→ **What you will do**: Report all lines holding "chart".
# START OF Given information
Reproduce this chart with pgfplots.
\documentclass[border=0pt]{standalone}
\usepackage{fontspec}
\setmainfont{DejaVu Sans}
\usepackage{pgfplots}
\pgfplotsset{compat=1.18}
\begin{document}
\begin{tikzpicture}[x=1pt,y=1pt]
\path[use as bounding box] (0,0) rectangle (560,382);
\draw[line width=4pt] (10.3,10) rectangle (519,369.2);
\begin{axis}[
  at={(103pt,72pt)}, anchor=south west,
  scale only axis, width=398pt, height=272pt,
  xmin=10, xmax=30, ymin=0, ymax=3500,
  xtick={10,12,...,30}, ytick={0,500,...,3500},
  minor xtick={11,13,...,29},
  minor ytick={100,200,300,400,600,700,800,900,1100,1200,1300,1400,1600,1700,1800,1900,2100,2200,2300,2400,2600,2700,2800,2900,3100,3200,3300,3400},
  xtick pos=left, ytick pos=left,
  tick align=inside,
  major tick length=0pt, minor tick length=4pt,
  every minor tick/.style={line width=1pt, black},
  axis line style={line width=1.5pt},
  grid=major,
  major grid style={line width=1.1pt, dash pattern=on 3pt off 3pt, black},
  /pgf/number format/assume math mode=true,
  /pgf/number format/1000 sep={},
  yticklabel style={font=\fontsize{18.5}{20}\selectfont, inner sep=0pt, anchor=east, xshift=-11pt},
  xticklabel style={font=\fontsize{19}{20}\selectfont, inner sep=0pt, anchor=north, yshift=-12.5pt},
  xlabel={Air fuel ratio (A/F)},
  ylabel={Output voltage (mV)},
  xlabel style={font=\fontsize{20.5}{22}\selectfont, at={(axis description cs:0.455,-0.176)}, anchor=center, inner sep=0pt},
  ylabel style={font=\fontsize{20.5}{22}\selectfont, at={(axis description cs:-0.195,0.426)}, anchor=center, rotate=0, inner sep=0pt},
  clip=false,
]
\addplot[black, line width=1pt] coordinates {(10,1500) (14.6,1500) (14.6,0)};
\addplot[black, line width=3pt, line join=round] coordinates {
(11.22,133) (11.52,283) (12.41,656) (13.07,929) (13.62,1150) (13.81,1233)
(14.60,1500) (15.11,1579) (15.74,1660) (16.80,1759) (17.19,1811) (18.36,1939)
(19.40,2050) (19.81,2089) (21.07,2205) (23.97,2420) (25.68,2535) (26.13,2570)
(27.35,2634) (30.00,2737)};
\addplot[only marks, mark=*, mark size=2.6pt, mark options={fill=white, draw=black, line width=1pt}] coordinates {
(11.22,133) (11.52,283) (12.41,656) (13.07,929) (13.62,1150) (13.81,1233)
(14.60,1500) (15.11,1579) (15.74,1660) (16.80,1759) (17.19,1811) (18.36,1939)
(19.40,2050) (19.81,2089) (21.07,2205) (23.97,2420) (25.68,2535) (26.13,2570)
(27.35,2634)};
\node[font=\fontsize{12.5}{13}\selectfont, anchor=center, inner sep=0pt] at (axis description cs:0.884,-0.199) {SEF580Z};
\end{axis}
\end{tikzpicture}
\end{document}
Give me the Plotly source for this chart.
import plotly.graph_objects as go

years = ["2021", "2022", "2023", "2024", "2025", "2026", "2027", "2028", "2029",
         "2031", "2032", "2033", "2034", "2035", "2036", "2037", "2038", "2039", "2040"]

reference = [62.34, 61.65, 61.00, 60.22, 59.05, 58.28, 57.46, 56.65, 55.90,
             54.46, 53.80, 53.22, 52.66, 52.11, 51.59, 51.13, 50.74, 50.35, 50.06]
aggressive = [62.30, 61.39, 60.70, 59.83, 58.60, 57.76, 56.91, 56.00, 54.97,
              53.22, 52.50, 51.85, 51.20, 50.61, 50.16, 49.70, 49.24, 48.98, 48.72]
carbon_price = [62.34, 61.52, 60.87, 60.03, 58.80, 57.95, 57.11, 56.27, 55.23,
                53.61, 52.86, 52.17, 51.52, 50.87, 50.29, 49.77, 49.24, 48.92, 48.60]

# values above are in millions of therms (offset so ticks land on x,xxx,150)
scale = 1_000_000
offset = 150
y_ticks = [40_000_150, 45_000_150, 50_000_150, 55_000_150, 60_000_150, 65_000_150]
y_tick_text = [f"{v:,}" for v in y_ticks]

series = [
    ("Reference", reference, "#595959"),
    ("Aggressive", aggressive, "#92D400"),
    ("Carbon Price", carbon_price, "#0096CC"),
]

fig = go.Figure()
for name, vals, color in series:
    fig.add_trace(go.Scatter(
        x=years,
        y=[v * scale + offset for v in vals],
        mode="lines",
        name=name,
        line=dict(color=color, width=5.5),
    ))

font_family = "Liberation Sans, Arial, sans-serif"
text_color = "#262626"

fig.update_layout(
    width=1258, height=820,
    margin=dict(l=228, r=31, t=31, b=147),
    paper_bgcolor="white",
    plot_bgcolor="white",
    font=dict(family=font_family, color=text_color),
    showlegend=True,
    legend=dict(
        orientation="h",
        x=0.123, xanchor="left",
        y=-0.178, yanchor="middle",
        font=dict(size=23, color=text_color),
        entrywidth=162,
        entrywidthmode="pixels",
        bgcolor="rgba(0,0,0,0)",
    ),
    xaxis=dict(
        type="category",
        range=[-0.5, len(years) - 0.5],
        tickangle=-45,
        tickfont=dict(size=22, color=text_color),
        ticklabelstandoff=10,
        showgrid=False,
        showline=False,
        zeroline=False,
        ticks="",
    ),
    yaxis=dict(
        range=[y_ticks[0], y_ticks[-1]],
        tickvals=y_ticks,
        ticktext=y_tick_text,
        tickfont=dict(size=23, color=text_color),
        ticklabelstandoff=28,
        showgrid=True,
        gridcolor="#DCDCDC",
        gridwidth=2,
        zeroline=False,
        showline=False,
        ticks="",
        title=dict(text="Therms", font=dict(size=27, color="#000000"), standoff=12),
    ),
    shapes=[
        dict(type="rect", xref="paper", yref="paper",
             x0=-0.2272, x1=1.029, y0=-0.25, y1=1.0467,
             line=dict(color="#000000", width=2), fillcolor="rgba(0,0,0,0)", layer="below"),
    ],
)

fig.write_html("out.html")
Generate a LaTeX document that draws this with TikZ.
# END OF Given information
→ **Exercise response**:
Reproduce this chart with pgfplots.
Give me the Plotly source for this chart.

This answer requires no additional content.